La vera rivoluzione delle opere di Studio Azzurro, infatti, sta proprio nel creare esperienze sinestetiche ibride, in cui la percezione naturale dei sensi viene mescolata con quella artificiale data dalle videoinstallazioni, favorendo un’esperienza di soglia dove il rapporto opera-utente subisce uno slittamento percettivo: l’asse di interesse si sposta dall’oggetto al processo, dal manufatto alla sua conseguenza. Il tutto avviene attraverso processi interattivi che incorporano, come ci ha ricordato con il suo intervento il Cardinal Ravasi, l’idea che Paul Klee aveva dell’arte, come di  qualcosa che “non riproduce ciò che è visibile, ma rende visibile ciò che non sempre lo è”,  quindi l’opera diventa evento aperto e riprogrammabile.

Foto di Selenia Marinelli

Foto di Selenia Marinelli

Tante sono le emozioni vissute in quel pomeriggio, ma un ultimo grande shock emotivo ci viene riservato quando ci è concessa la possibilità di una visita alla michelangiolesca Cappella Sistina, in assenza del caos dato dai tanti visitatori giornalieri.
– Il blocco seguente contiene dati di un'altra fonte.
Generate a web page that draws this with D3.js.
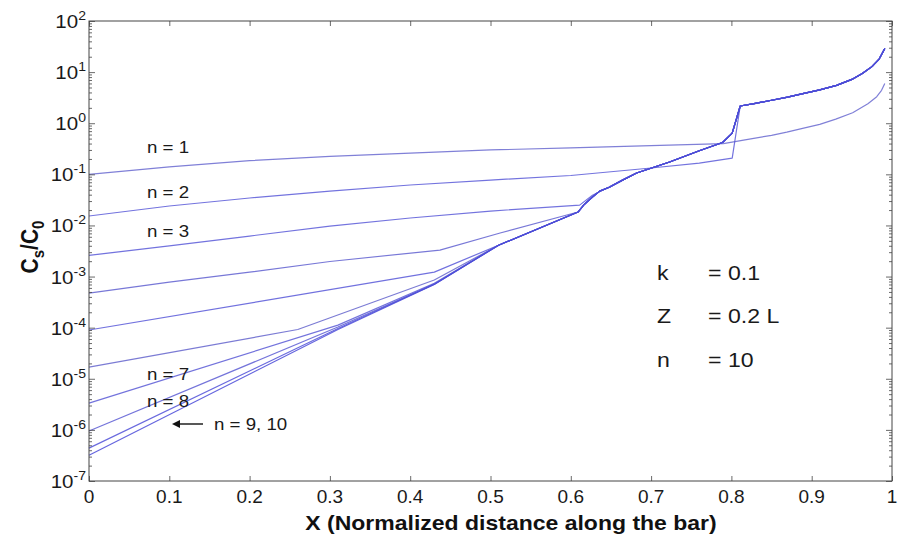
<!DOCTYPE html>
<html><head><meta charset="utf-8">
<script src="https://cdn.jsdelivr.net/npm/d3@7"></script>
<style>html,body{margin:0;padding:0;background:#fff;}svg{display:block;}</style>
</head><body>
<svg id="c" width="904" height="538"></svg>
<script>
// ---- data ----
const xTickValues = [0,0.1,0.2,0.3,0.4,0.5,0.6,0.7,0.8,0.9,1];
const xTickLabels = ["0","0.1","0.2","0.3","0.4","0.5","0.6","0.7","0.8","0.9","1"];
const yTickExponents = [-7,-6,-5,-4,-3,-2,-1,0,1,2];
const seriesNames = ["n = 1","n = 2","n = 3","n = 4","n = 5","n = 6","n = 7","n = 8","n = 9","n = 10"];

// common tail shared by the later passes
const ultimate = [[0.51,0.0041],[0.609,0.0183],[0.617,0.026],[0.627,0.036],[0.636,0.047],[0.648,0.056],[0.665,0.078],[0.682,0.106],[0.723,0.174],[0.76,0.29],[0.789,0.42],[0.801,0.64],[0.811,2.17],[0.83,2.45],[0.847,2.75],[0.87,3.25],[0.889,3.8],[0.91,4.5],[0.931,5.5],[0.95,7.2],[0.963,9.4],[0.975,12.8],[0.984,18],[0.991,29]];
const n1 = [[0,0.1],[0.1,0.14],[0.2,0.185],[0.3,0.225],[0.4,0.26],[0.5,0.30],[0.6,0.33],[0.7,0.365],[0.79,0.40],[0.826,0.5],[0.85,0.58],[0.869,0.67],[0.89,0.8],[0.91,0.95],[0.93,1.2],[0.951,1.6],[0.97,2.4],[0.981,3.3],[0.987,4.4],[0.991,6.0]];
const n2 = [[0,0.0153],[0.1,0.024],[0.2,0.0344],[0.3,0.0471],[0.4,0.0618],[0.5,0.0773],[0.6,0.0948],[0.7,0.133],[0.76,0.166],[0.801,0.208]];
const n3 = [[0,0.0026],[0.1,0.004],[0.2,0.0062],[0.3,0.0097],[0.4,0.014],[0.5,0.0191],[0.611,0.025],[0.627,0.039],[0.648,0.057]];
const n4 = [[0,0.000475],[0.1,0.00078],[0.2,0.00122],[0.3,0.00197],[0.437,0.0033],[0.512,0.0071],[0.609,0.0183]];
const n5 = [[0,9e-5],[0.43,0.00122]];
const n6 = [[0,1.69e-5],[0.26,9.2e-5],[0.43,0.000855]];
const n7 = [[0,3.34e-6],[0.31,0.000112],[0.43,0.00074]];
const n8 = [[0,9.5e-7],[0.31,0.000103],[0.43,0.00071]];
const n9 = [[0,4.4e-7],[0.31,9.6e-5],[0.43,0.00071]];
const n10 = [[0,3.2e-7],[0.31,9.2e-5],[0.43,0.0007]];
const heads = [n1,n2,n3,n4,n5,n6,n7,n8,n9,n10];
const params = [["k","= 0.1"],["Z","= 0.2 L"],["n","= 10"]];

// ---- layout ----
const svg = d3.select("#c");
const L=89, R=892, T=21, B=481;
const x = d3.scaleLinear().domain([0,1]).range([L,R]);
const y = d3.scaleLog().domain([1e-7,1e2]).range([B,T]);
const FONT = "'Liberation Sans', Arial, sans-serif";
const axisCol = "#444";

function txt(str, px, py, size, opts={}) {
  return svg.append("text")
    .attr("transform", `translate(${px},${py}) scale(${opts.sx||1.1},1)`)
    .attr("font-family", FONT).attr("font-size", size)
    .attr("fill", opts.fill||"#1a1a1a")
    .attr("font-weight", opts.weight||"normal")
    .attr("text-anchor", opts.anchor||"start")
    .text(str);
}

// curves
const curves = heads.map((h,i) => {
  if (i === 0) return h;
  const last = h[h.length-1][0];
  return h.concat(ultimate.filter(d => d[0] > last + 0.001));
});
const line = d3.line().x(d=>x(d[0])).y(d=>y(d[1]));
const colors = ["#6a6ad0","#5a5ad8","#5b5bd8","#6060d0","#5858d8","#6464cc","#5a5ad6","#5c5cd4","#5050d8","#4a4ad8"];
svg.append("g").selectAll("path").data(curves).join("path")
  .attr("d", line).attr("fill","none").attr("stroke-linejoin","round")
  .attr("stroke",(d,i)=>colors[i]).attr("stroke-width",1.2).attr("stroke-opacity",0.85);

// axes box
svg.append("rect").attr("x",L).attr("y",T).attr("width",R-L).attr("height",B-T)
  .attr("fill","none").attr("stroke",axisCol).attr("stroke-width",1);

// x ticks (inward, bottom & top)
svg.append("g").attr("transform",`translate(0,${B})`)
  .call(d3.axisBottom(x).tickValues(xTickValues).tickSize(-5).tickFormat(""));
svg.append("g").attr("transform",`translate(0,${T})`)
  .call(d3.axisTop(x).tickValues(xTickValues).tickSize(-5).tickFormat(""));
// y ticks major + minor
const minor = [];
yTickExponents.forEach(e => { if (e < 2) for (let m=2;m<=9;m++) minor.push(m*Math.pow(10,e)); });
const majors = yTickExponents.map(e=>Math.pow(10,e));
[[d3.axisLeft, L],[d3.axisRight, R]].forEach(([ax,pos])=>{
  svg.append("g").attr("transform",`translate(${pos},0)`)
    .call(ax(y).tickValues(majors).tickSize(-6).tickFormat(""));
  svg.append("g").attr("transform",`translate(${pos},0)`)
    .call(ax(y).tickValues(minor).tickSize(-3).tickFormat(""));
});
svg.selectAll(".domain").remove();
svg.selectAll(".tick line").attr("stroke",axisCol).attr("stroke-width",0.8);

// x tick labels
xTickValues.forEach((v,i)=> txt(xTickLabels[i], x(v), 503, 19, {anchor:"middle", sx:1.0}));
// y tick labels 10^e
yTickExponents.forEach(e=>{
  const py = y(Math.pow(10,e));
  const t = svg.append("text")
    .attr("transform",`translate(86,${py+7}) scale(1.08,1)`)
    .attr("font-family",FONT).attr("font-size",19).attr("fill","#1a1a1a")
    .attr("text-anchor","end");
  t.append("tspan").text("10");
  t.append("tspan").attr("dy",-8).attr("font-size",13).text(String(e));
});

// axis titles
txt("X (Normalized distance along the bar)", 511, 530, 20, {anchor:"middle", weight:"bold", fill:"#111", sx:1.15});
const yl = svg.append("text")
  .attr("transform",`translate(38,247) rotate(-90) scale(1,1.1)`)
  .attr("font-family",FONT).attr("font-size",21).attr("font-weight","bold")
  .attr("fill","#111").attr("text-anchor","middle");
yl.append("tspan").text("C");
yl.append("tspan").attr("dy",5).attr("font-size",15).text("s");
yl.append("tspan").attr("dy",-5).text("/C");
yl.append("tspan").attr("dy",5).attr("font-size",15).text("0");

// curve labels
const labelPos = [[147,153,0],[147,198,1],[147,237,2],[147,380,6],[147,407,7]];
labelPos.forEach(([px,py,i])=> txt(seriesNames[i], px, py, 17));
txt("n = 9, 10", 214, 430, 17);
svg.append("line").attr("x1",203).attr("y1",424).attr("x2",174).attr("y2",424)
  .attr("stroke","#111").attr("stroke-width",1.4);
svg.append("path").attr("d","M172,424 L180,420 L180,428 Z").attr("fill","#111");

// parameters
const paramY = [280,323,367];
params.forEach((p,i)=>{
  txt(p[0], 657, paramY[i], 21);
  txt(p[1], 708, paramY[i], 21);
});
</script>
</body></html>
Qui ci perdiamo nel guardare in tutte le direzioni, sopra, di lato, ed è come essere risucchiati in una vertigine. Anche qui siamo posti al cospetto di una grande narrazione, in cui il linguaggio pittorico virtualmente sfonda la cornice per esplodere all’esterno e diventare scultura, architettura, vita. Una conclusione perfetta e simbolica di una giornata indimenticabile, nella quale abbiamo vissuto il corto circuito di passare dal tocco delle superfici sensibili di Studio Azzurro al tocco della Creazione di Adamo.